Welcome to the sixth edition of Pulse+IT, Australias first and only Health IT magazine.
As our regular readers will note, we have increased both the page count and scope of Pulse+IT, with a view to better encompassing Health IT beyond the hardware and software found in specialist and general practices.
As part of this expansion, we have dramatically increased our readership base, many of whom will be receiving a complimentary copy of Pulse+IT for the first time.
A Brief History...
For the benefit of both our new and existing readers, allow me to bring you up to speed on where we have come from, and give you a hint of whats to come...
Launched in August 2006, Pulse+IT was established as an Information Technology (IT) magazine specifically tailored for general and specialist practice.
While the response from readers in this part of the health sector has been positive, our ultimate goal has always been to provide an interesting and useful IT resource for all the relevant participants in the health sector.
While the current state of the Health IT landscape may suggest otherwise, it is obvious that patients and their aliments are not confined to discrete parts of the health system. Further, rarely do GPs and specialists practise solely from their private rooms. The majority also spend time in either hospitals or aged care facilities or both. With these realities in mind, Pulse+IT will move forward with an expanded editorial scope, encompassing Australian Health IT wherever it is to be found.
Obviously it would have been possible to produce several sister publications focused on the IT found in hospitals, aged care facilities, day surgeries etc. However, I strongly believe that holistic coverage of IT in the health sector through a unified publication will assist in the pursuit of a tightly integrated, cohesive Health IT environment, and ultimately, better outcomes for the sector as a whole.
In recognition of the support that our existing readership has given us since our launch, and ever mindful of the important role specialist and general practice is playing in the quest for a connected Health IT environment, we have no plans to dilute the historical editorial platform of Pulse+IT. Instead, we will broaden the scope of Pulse+IT by aggressively expanding the page count of the publication, ensuring that all readership groups will be provided with a substantial supply of quality Health IT content.
Readers from general and specialist practice will be interested in our coverage of the RACGPs new online portals designed for Practice Managers and Practice Nurses, the Hunter Urban Divisions eHealth initiatives , GPS photography , personal laser printers, RAID, the Adelaide Western GP Networks Practice Health Atlas, Genie Solutions, GPComplete, and our significant secure messaging article featuring Medical-Objects, MedTech32 and Medical Director 3.
This edition also covers openEHR, NEHTAs e-procurement plans for the public health sector, the Australian College of Health Informatics, software change management, and the causes of hospital IT failure.
Bonus Online Content
Despite increasing our page count and maintaining a high content-to-advertising ratio, we were unable to include all of our editorial submissions within the confines of this magazine.
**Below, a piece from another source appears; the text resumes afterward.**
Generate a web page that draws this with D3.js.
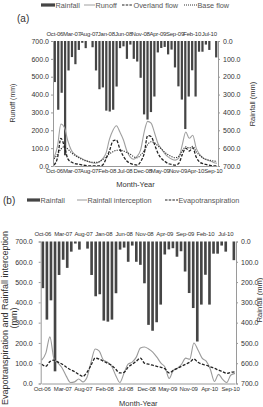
<!DOCTYPE html>
<html>
<head>
<meta charset="utf-8">
<script src="https://cdn.jsdelivr.net/npm/d3@7"></script>
<style>
body { margin: 0; background: #fff; }
text { font-family: Arial, "Liberation Sans", sans-serif; }
</style>
</head>
<body>
<div id="chart"></div>
<script>
// monthly categories Oct-06 .. Sep-10
const months = ["Oct-06","Nov-06","Dec-06","Jan-07","Feb-07","Mar-07","Apr-07","May-07","Jun-07","Jul-07","Aug-07","Sep-07",
  "Oct-07","Nov-07","Dec-07","Jan-08","Feb-08","Mar-08","Apr-08","May-08","Jun-08","Jul-08","Aug-08","Sep-08",
  "Oct-08","Nov-08","Dec-08","Jan-09","Feb-09","Mar-09","Apr-09","May-09","Jun-09","Jul-09","Aug-09","Sep-09",
  "Oct-09","Nov-09","Dec-09","Jan-10","Feb-10","Mar-10","Apr-10","May-10","Jun-10","Jul-10","Aug-10","Sep-10"];
const topTickIdx = [0, 5, 10, 15, 20, 25, 30, 35, 40, 45];
const bottomTickLabels = ["Oct-06","Mar-07","Aug-07","Feb-08","Jul-08","Dec-08","May-09","Nov-09","Apr-10","Sep-10"];
const bottomTickPos = [0, 5, 10, 15.2, 20.3, 25.4, 30.5, 35.6, 40.7, 45.8];
const leftTicks = [0, 100, 200, 300, 400, 500, 600, 700];

// rainfall (mm), bars hanging from the top
const rainfall = [230,385,290,640,165,90,130,50,10,40,0,35,
  165,270,260,390,395,385,255,40,30,100,20,100,
  115,206,411,440,398,311,64,39,33,75,48,148,
  254,328,493,311,164,311,60,60,20,50,0,92];

// panel (a) flows (mm)
const runoff = [46,110,235,215,140,88,65,52,42,32,24,18,
  15,22,40,72,150,200,225,190,147,85,50,38,
  55,92,190,250,240,185,125,95,68,50,38,33,
  45,120,190,155,172,100,65,44,35,28,20,15];
const overland = [5,45,155,110,40,22,14,10,6,3,1,0,
  0,0,5,40,85,140,145,95,55,28,15,8,
  5,25,70,170,165,120,70,42,25,13,8,5,
  15,65,100,84,102,50,22,13,8,4,1,0];
const baseflow = [40,65,95,108,95,75,60,48,38,30,25,21,
  20,24,35,50,68,80,88,88,85,76,66,52,
  46,62,85,120,136,130,112,95,76,62,52,46,
  55,85,108,100,110,80,60,45,37,32,28,26];

// panel (b) (mm)
const interception = [115,150,230,120,100,75,35,5,8,22,8,30,
  105,170,160,115,105,85,40,5,50,95,105,130,
  175,180,170,155,130,100,80,25,65,75,95,125,
  120,200,165,125,110,70,10,45,20,5,42,50];
const evapo = [95,85,108,115,105,95,80,68,58,45,35,55,
  90,125,120,110,100,90,70,52,55,80,95,110,
  125,100,95,90,85,80,72,52,65,75,85,95,
  105,120,105,95,90,82,75,66,58,50,55,58];

const svg = d3.select("#chart").append("svg")
  .attr("width", 263).attr("height", 407);

const axisColor = "#9a9a9a", textColor = "#333";

function drawPanel(p) {
  const g = svg.append("g");
  const xb = d3.scaleBand().domain(d3.range(months.length))
    .range([p.left, p.right]).paddingInner(0.35).paddingOuter(0.2);
  const xl = d3.scaleLinear().domain([0, months.length - 1]).range([p.left + 1, p.right - 1]);
  const yL = d3.scaleLinear().domain([0, 700]).range([p.bottom, p.top]);
  const yR = d3.scaleLinear().domain([0, 700]).range([p.top, p.bottom]);

  // rainfall bars
  g.append("g").selectAll("rect").data(rainfall).join("rect")
    .attr("x", (d, i) => xb(i))
    .attr("y", yR(0))
    .attr("width", xb.bandwidth())
    .attr("height", d => yR(d) - yR(0))
    .attr("fill", "#454545");

  // lines
  p.series.forEach(s => {
    const line = d3.line().x((d, i) => xl(i)).y(d => yL(d)).curve(d3.curveMonotoneX);
    g.append("path").datum(s.values)
      .attr("d", line)
      .attr("fill", "none")
      .attr("stroke", s.color)
      .attr("stroke-width", s.width)
      .attr("stroke-dasharray", s.dash || null);
  });

  // axes
  const left = g.append("g").attr("transform", `translate(${p.left},0)`)
    .call(d3.axisLeft(yL).tickValues(leftTicks).tickFormat(d3.format(".1f")).tickSize(2).tickPadding(p.leftPad));
  const right = g.append("g").attr("transform", `translate(${p.right},0)`)
    .call(d3.axisRight(yR).tickValues(leftTicks).tickFormat(d3.format(".1f")).tickSize(2).tickPadding(3));
  const bottom = g.append("g").attr("transform", `translate(0,${p.bottom})`)
    .call(d3.axisBottom(xl).tickValues(bottomTickPos).tickFormat((d, i) => bottomTickLabels[i]).tickSize(0).tickPadding(3));
  const top = g.append("g").attr("transform", `translate(0,${p.top})`)
    .call(d3.axisTop(xb).tickValues(topTickIdx).tickFormat(i => months[i]).tickSize(0).tickPadding(p.topPad));
  top.select(".domain").remove();

  [left, right, bottom].forEach(a => {
    a.select(".domain").attr("stroke", axisColor);
    a.selectAll(".tick line").attr("stroke", axisColor);
  });
  [left, right].forEach(a => a.selectAll("text").attr("font-size", 7).attr("fill", textColor));
  [bottom, top].forEach(a => a.selectAll("text").attr("font-size", 6).attr("fill", textColor).attr("letter-spacing", -0.2));

  // titles
  g.append("text").attr("x", (p.left + p.right) / 2).attr("y", p.xTitleY)
    .attr("text-anchor", "middle").attr("font-size", 7.5).attr("fill", textColor).text("Month-Year");
  p.leftTitle.forEach((t, k) => {
    g.append("text").attr("transform", `translate(${p.leftTitleX[k]},${p.leftTitleY}) rotate(-90)`)
      .attr("text-anchor", "middle").attr("font-size", p.leftTitleSize).attr("fill", textColor).text(t);
  });
  g.append("text").attr("transform", `translate(${p.rightTitleX},${p.rightTitleY}) rotate(-90)`)
    .attr("text-anchor", "middle").attr("font-size", 7.5).attr("fill", textColor).text("Rainfall (mm)");

  // panel tag
  g.append("text").attr("x", p.tagX).attr("y", p.tagY).attr("font-size", 10).attr("fill", textColor).text(p.tag);

  // legend
  const lg = g.append("g").attr("font-size", 7.3).attr("fill", "#555");
  p.legend.forEach(it => {
    if (it.type === "bar") {
      lg.append("rect").attr("x", it.x0).attr("y", p.legendY - 1.6).attr("width", it.x1 - it.x0).attr("height", 3.2).attr("fill", "#454545");
    } else {
      lg.append("line").attr("x1", it.x0).attr("x2", it.x1).attr("y1", p.legendY).attr("y2", p.legendY)
        .attr("stroke", it.color).attr("stroke-width", it.width).attr("stroke-dasharray", it.dash || null);
    }
    lg.append("text").attr("x", it.x1 + 0.5).attr("y", p.legendY + 2.6).text(it.label);
  });
}

drawPanel({
  left: 53, right: 218, top: 41, bottom: 166,
  leftPad: 2, topPad: 5,
  xTitleY: 187,
  leftTitle: ["Runoff (mm)"], leftTitleX: [15], leftTitleY: 103, leftTitleSize: 7,
  rightTitleX: 255, rightTitleY: 104,
  tag: "(a)", tagX: 17, tagY: 22,
  legendY: 5,
  series: [
    { values: runoff, color: "#a0a0a0", width: 1.1 },
    { values: overland, color: "#222", width: 1.3, dash: "3,1.5" },
    { values: baseflow, color: "#333", width: 1.1, dash: "1.2,1.2" }
  ],
  legend: [
    { type: "bar", x0: 41, x1: 55, label: "Rainfall" },
    { type: "line", x0: 84, x1: 95, color: "#a0a0a0", width: 1, label: "Runoff" },
    { type: "line", x0: 122, x1: 133, color: "#222", width: 1.2, dash: "2.5,1.2", label: "Overland flow" },
    { type: "line", x0: 184, x1: 197, color: "#333", width: 1, dash: "1,1", label: "Base flow" }
  ]
});

drawPanel({
  left: 40.7, right: 236, top: 241.5, bottom: 383.5,
  leftPad: 6, topPad: 6,
  xTitleY: 406,
  leftTitle: ["Evapotranspiration and Rainfall interception", "(mm)"], leftTitleX: [8, 16.5], leftTitleY: 318, leftTitleSize: 9,
  rightTitleX: 262, rightTitleY: 300,
  tag: "(b)", tagX: 3, tagY: 204,
  legendY: 200,
  series: [
    { values: interception, color: "#9a9a9a", width: 1.1 },
    { values: evapo, color: "#222", width: 1.3, dash: "3,1.5" }
  ],
  legend: [
    { type: "bar", x0: 27, x1: 40, label: "Rainfall" },
    { type: "line", x0: 77, x1: 87, color: "#9a9a9a", width: 1, label: "Rainfall interception" },
    { type: "line", x0: 165, x1: 178, color: "#222", width: 1.2, dash: "2.5,1.2", label: "Evapotranspiration" }
  ]
});
</script>
</body>
</html>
Several quality articles had to be omitted, including organisational contributions from HISA, HL7 Australia and Standards Australia. In addition, feature articles encompassing the Vocera Communication System, document scanners, Microsoft Vista, and the Telstra Bedside Solution also had to be left out.
While we will endeavour to include many of these articles in the printed version of our forthcoming February 2008 edition, this content has already been made available at our website I encourage you to take the time to check it out.
Before Christmas, we expect to complete a significant website redevelopment that will make our site more visually appealing, more functional, and most importantly, allow us to release content more frequently.
The next edition of Pulse+IT will be sent to subscribers in early February 2008. As always, in the run up to this edition, I look forward to your feedback and editorial suggestions, and wish you all the best for the Christmas period and beyond.